[begin Provided records]
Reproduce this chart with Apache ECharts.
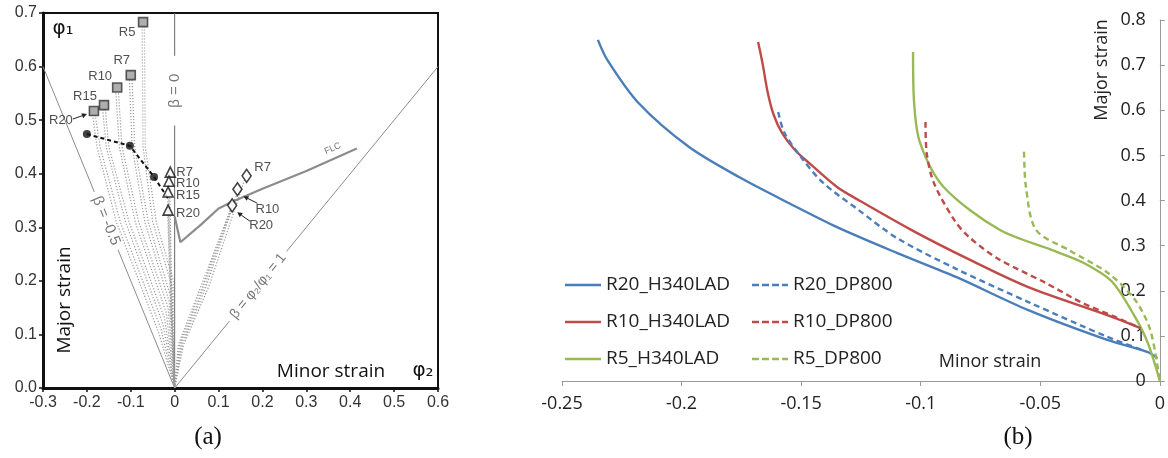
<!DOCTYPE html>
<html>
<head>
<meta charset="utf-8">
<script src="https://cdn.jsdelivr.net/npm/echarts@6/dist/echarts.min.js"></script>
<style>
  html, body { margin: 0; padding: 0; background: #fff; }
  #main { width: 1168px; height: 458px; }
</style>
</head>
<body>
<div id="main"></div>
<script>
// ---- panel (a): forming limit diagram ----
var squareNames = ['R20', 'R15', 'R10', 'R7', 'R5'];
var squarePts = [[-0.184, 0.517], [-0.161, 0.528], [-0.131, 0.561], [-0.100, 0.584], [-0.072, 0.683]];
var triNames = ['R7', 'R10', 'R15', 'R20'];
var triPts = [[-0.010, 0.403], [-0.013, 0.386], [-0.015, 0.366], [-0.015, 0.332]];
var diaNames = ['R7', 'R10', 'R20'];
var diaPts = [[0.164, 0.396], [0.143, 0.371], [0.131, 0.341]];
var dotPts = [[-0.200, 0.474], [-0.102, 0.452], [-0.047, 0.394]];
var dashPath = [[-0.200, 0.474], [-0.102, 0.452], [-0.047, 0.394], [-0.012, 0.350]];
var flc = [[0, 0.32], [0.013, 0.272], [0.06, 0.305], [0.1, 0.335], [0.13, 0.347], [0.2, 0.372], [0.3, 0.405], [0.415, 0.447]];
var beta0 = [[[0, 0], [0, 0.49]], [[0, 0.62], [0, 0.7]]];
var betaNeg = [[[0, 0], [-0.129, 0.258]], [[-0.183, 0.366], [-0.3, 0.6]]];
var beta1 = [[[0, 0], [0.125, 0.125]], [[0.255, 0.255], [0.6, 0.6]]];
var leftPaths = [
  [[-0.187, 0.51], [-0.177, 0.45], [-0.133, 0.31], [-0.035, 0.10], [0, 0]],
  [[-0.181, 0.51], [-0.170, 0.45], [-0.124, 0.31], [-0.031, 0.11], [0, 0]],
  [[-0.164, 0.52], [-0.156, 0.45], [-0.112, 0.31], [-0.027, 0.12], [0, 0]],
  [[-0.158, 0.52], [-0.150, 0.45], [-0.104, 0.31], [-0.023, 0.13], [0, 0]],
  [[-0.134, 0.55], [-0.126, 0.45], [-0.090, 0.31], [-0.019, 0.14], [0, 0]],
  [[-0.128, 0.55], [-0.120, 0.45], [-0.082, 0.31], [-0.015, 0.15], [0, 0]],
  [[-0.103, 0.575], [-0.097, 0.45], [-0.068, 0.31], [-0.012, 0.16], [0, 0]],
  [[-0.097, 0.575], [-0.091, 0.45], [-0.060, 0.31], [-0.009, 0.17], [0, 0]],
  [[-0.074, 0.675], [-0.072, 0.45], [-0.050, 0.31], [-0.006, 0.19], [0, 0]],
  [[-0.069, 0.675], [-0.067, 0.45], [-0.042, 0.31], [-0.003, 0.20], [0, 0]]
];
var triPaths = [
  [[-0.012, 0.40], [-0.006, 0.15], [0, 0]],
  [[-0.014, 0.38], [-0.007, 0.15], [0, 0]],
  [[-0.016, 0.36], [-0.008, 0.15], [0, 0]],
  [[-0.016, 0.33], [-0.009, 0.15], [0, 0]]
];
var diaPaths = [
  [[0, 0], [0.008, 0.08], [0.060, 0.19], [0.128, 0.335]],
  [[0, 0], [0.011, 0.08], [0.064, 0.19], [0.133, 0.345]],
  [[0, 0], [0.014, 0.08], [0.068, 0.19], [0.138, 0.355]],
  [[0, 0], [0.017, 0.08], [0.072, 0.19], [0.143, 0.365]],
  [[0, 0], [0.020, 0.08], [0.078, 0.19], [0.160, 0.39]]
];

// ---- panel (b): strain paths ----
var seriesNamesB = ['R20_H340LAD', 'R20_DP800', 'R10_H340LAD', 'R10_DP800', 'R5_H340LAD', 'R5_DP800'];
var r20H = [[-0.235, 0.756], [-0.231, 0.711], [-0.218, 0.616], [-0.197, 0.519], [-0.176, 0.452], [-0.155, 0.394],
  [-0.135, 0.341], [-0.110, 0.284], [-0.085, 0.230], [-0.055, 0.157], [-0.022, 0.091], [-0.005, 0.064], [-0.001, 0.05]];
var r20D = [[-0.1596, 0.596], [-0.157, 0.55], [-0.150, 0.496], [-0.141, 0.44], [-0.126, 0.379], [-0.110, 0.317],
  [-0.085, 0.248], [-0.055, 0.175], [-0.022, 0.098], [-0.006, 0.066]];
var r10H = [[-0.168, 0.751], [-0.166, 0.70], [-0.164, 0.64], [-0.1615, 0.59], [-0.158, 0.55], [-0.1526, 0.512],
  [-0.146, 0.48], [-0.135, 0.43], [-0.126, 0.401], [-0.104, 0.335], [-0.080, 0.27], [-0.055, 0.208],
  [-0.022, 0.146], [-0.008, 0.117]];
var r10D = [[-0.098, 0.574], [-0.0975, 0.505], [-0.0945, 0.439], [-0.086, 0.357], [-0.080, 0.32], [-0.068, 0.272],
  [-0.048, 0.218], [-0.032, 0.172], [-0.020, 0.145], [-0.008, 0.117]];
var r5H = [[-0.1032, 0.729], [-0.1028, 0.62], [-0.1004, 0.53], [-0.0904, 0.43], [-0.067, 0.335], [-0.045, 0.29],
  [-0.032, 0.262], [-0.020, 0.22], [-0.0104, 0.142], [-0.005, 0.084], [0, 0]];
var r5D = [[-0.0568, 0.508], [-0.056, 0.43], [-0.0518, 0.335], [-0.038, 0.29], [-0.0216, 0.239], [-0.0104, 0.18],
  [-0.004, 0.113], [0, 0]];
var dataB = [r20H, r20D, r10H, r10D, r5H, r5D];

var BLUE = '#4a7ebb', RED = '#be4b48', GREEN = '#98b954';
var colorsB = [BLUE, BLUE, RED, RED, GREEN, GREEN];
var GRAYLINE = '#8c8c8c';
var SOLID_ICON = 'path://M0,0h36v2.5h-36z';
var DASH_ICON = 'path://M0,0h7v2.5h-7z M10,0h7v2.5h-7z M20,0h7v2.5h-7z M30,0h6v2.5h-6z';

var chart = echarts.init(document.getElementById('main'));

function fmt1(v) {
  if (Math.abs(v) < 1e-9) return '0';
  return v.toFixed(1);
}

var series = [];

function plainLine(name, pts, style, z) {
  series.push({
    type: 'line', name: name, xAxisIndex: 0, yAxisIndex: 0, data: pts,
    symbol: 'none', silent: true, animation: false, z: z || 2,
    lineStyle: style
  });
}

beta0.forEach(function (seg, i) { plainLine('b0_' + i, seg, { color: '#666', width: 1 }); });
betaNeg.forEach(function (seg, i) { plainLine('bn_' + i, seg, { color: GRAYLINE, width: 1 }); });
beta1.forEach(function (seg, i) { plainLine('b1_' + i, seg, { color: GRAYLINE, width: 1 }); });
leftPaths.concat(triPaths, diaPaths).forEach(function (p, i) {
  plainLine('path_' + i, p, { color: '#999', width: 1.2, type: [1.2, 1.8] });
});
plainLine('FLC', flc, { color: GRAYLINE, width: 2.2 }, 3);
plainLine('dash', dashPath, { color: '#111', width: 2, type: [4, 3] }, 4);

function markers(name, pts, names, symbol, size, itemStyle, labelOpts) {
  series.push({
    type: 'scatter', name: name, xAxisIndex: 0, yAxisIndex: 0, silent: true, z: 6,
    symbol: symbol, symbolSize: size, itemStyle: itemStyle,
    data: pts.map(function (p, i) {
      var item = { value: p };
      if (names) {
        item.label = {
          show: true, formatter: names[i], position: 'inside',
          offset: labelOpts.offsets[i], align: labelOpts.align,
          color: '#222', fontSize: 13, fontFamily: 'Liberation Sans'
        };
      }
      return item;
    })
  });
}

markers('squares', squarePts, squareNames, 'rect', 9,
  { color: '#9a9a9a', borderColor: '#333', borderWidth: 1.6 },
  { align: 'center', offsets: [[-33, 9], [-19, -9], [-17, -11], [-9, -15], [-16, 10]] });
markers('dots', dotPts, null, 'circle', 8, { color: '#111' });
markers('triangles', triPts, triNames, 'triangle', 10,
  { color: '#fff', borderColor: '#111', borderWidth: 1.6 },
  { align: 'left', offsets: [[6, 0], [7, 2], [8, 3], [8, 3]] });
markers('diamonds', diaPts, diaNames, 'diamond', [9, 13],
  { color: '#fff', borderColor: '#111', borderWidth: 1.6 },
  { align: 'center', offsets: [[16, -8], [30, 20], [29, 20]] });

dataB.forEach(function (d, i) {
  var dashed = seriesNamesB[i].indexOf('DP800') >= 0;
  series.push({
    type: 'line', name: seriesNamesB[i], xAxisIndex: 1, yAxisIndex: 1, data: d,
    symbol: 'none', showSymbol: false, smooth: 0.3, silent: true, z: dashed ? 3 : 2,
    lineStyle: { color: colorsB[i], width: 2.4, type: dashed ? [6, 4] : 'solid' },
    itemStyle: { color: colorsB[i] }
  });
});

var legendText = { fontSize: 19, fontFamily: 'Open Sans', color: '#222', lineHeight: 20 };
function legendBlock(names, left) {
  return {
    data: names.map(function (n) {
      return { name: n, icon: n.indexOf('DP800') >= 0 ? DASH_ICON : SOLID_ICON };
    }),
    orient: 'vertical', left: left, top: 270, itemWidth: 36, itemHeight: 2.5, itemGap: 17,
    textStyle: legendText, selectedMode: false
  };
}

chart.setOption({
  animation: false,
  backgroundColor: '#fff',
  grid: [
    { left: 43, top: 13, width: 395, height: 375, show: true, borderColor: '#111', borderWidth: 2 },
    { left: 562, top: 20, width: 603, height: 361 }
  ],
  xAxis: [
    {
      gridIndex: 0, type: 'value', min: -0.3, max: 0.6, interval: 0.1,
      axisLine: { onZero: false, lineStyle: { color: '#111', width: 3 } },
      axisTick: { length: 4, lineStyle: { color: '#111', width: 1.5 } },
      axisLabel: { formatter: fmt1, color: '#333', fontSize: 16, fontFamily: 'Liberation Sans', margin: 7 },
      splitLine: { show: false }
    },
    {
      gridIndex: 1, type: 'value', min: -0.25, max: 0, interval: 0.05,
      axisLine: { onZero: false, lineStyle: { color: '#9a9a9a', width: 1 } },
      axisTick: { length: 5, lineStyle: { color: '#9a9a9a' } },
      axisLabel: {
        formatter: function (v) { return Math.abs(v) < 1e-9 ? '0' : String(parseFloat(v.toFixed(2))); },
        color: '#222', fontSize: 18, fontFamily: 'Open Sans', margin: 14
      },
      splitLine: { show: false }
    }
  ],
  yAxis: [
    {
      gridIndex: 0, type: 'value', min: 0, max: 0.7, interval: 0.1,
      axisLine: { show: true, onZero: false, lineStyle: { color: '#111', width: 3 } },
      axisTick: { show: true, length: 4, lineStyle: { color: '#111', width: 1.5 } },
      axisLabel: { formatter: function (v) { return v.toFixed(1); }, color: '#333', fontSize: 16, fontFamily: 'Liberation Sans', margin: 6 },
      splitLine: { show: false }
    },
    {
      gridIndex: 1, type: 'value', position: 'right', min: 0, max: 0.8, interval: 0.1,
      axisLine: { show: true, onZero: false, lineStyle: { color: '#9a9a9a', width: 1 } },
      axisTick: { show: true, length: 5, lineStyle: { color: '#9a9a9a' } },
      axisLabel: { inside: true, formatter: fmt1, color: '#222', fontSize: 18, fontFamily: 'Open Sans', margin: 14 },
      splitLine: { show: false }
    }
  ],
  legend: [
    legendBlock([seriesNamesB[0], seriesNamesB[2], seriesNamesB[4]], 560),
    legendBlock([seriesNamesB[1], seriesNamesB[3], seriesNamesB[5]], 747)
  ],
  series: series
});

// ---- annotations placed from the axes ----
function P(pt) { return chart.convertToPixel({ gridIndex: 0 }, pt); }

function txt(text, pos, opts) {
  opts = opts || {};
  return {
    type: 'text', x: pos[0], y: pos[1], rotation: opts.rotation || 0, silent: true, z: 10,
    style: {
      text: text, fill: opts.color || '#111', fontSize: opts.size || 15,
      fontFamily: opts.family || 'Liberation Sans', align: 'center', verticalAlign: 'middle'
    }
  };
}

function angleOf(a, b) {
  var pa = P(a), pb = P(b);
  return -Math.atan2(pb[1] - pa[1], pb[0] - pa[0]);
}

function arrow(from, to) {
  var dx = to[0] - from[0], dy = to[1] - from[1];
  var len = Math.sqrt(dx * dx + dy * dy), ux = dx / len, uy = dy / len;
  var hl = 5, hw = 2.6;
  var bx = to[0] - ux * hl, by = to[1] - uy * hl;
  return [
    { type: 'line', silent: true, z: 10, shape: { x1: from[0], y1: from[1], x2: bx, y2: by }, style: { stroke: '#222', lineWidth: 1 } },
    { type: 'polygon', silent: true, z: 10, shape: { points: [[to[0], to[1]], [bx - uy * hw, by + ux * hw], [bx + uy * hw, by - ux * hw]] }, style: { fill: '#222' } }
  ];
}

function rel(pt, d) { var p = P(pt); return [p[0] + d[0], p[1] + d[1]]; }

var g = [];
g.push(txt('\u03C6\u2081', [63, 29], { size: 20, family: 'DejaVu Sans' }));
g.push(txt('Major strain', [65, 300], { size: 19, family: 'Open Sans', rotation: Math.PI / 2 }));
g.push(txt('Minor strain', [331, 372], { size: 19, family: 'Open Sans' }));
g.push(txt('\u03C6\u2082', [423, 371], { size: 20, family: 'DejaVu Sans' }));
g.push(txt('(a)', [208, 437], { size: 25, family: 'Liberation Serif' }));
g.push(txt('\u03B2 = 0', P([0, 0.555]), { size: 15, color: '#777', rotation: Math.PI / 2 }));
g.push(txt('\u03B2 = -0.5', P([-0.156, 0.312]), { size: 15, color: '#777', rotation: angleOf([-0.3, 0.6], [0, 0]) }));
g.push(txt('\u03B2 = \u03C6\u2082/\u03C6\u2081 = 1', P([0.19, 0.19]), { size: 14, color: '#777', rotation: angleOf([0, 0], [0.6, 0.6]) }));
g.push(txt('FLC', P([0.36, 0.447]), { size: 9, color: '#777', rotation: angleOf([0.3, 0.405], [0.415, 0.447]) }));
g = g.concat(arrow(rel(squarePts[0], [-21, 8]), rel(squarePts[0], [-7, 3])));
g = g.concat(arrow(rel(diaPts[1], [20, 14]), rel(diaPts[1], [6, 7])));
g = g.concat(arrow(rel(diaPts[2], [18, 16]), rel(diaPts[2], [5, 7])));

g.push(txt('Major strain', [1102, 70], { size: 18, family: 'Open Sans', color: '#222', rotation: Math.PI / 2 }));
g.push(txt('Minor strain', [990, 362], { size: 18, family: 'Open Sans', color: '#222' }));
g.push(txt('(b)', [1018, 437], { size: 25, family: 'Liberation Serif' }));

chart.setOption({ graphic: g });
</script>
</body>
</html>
[end Provided records]
[begin Provided records]
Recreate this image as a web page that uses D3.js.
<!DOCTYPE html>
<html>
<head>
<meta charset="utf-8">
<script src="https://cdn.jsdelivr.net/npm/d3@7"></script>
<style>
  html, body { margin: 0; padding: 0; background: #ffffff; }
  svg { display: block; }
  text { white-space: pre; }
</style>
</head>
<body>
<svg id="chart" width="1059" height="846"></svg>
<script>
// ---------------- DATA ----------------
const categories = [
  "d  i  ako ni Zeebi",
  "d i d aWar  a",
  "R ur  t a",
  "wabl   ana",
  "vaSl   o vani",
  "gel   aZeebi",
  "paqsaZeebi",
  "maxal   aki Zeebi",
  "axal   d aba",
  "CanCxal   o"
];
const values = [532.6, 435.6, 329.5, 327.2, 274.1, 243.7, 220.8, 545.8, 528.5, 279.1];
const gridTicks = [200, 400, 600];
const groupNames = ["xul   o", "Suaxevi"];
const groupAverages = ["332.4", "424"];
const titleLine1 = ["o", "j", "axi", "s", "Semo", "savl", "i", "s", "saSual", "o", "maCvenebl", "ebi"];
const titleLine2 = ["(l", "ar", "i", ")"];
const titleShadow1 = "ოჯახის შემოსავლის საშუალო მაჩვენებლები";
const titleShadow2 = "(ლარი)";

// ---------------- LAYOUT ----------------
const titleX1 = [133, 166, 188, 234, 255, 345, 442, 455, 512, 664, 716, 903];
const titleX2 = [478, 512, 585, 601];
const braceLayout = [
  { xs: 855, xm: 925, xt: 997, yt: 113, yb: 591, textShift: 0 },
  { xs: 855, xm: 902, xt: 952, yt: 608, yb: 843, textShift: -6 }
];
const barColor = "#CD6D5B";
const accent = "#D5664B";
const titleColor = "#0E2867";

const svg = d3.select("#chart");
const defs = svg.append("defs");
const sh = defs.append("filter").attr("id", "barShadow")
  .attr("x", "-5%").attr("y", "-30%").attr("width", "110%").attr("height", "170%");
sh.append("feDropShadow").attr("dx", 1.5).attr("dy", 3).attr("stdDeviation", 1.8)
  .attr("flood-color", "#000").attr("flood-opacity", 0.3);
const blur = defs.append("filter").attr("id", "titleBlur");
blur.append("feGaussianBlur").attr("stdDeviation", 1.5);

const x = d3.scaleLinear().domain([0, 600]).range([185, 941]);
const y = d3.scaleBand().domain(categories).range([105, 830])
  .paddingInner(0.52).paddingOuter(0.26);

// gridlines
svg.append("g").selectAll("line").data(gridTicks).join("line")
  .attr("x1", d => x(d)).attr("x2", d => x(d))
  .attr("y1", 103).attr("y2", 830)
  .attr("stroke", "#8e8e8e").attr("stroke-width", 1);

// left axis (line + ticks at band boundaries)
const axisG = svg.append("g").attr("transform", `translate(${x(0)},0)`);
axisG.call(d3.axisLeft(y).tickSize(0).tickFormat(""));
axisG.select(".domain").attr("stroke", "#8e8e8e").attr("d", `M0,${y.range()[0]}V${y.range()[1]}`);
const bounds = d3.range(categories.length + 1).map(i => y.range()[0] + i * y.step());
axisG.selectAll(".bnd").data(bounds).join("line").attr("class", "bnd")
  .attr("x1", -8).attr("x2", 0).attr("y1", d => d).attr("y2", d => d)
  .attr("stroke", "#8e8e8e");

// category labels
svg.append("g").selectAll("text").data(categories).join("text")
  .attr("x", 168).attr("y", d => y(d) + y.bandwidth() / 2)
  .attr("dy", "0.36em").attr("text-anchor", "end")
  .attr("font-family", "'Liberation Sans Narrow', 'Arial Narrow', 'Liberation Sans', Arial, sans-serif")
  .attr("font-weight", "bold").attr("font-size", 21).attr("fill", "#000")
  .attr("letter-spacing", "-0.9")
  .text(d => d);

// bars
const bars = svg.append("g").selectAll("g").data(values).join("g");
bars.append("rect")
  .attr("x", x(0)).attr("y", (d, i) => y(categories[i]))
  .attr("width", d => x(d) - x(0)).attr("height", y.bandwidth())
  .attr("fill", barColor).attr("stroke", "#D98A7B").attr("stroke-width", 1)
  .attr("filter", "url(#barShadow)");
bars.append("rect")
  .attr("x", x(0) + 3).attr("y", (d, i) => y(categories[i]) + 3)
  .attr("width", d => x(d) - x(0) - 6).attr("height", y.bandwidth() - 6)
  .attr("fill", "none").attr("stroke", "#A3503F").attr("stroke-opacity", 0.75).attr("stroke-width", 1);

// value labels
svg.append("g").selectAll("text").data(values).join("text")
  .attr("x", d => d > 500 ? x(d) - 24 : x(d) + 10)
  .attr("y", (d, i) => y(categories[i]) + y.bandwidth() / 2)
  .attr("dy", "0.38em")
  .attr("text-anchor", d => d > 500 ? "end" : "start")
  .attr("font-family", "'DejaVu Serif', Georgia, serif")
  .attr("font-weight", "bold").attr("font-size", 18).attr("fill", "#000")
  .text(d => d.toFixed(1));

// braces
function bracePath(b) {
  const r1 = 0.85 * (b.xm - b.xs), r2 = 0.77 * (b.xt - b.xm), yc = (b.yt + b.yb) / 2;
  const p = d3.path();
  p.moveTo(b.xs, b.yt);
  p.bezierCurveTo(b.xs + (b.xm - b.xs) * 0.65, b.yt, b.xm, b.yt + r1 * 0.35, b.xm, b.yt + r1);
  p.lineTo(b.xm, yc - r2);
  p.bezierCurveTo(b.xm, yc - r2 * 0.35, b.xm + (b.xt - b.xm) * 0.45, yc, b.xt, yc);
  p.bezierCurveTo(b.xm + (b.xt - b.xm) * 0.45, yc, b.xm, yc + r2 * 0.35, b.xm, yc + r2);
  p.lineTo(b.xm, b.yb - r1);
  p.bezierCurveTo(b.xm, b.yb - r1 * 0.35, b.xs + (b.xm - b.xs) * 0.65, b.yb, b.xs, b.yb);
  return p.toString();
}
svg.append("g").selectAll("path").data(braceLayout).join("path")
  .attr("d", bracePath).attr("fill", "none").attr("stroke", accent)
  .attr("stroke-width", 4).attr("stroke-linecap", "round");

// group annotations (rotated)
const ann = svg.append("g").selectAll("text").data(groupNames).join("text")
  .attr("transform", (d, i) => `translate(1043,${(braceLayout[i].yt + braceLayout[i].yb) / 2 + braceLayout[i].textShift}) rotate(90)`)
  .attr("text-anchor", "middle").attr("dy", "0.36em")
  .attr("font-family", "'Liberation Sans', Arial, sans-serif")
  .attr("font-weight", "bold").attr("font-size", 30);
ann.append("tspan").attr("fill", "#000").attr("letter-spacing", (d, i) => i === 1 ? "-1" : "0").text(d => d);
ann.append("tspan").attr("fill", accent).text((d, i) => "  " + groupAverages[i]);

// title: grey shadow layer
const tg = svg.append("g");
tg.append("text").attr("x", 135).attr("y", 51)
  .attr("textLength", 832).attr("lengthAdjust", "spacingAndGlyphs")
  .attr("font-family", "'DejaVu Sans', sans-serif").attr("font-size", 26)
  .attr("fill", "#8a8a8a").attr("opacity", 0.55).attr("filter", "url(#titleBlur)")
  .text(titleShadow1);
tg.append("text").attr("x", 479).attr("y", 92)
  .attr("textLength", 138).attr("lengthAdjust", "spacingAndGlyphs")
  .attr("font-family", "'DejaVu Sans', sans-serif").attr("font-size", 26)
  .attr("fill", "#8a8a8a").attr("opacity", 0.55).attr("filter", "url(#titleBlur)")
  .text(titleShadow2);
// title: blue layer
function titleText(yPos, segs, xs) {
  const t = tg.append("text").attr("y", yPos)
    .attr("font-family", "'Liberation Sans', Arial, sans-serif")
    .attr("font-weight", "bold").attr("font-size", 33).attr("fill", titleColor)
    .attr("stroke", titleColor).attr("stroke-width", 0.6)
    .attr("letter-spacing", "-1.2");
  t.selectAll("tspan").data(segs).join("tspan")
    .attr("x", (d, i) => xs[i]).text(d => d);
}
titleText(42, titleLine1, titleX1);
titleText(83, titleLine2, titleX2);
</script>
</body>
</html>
[end Provided records]
:: What is expected ::
Copy all lines from the entries that contain the word "this".

:: Full response ::
Reproduce this chart with Apache ECharts.
Recreate this image as a web page that uses D3.js.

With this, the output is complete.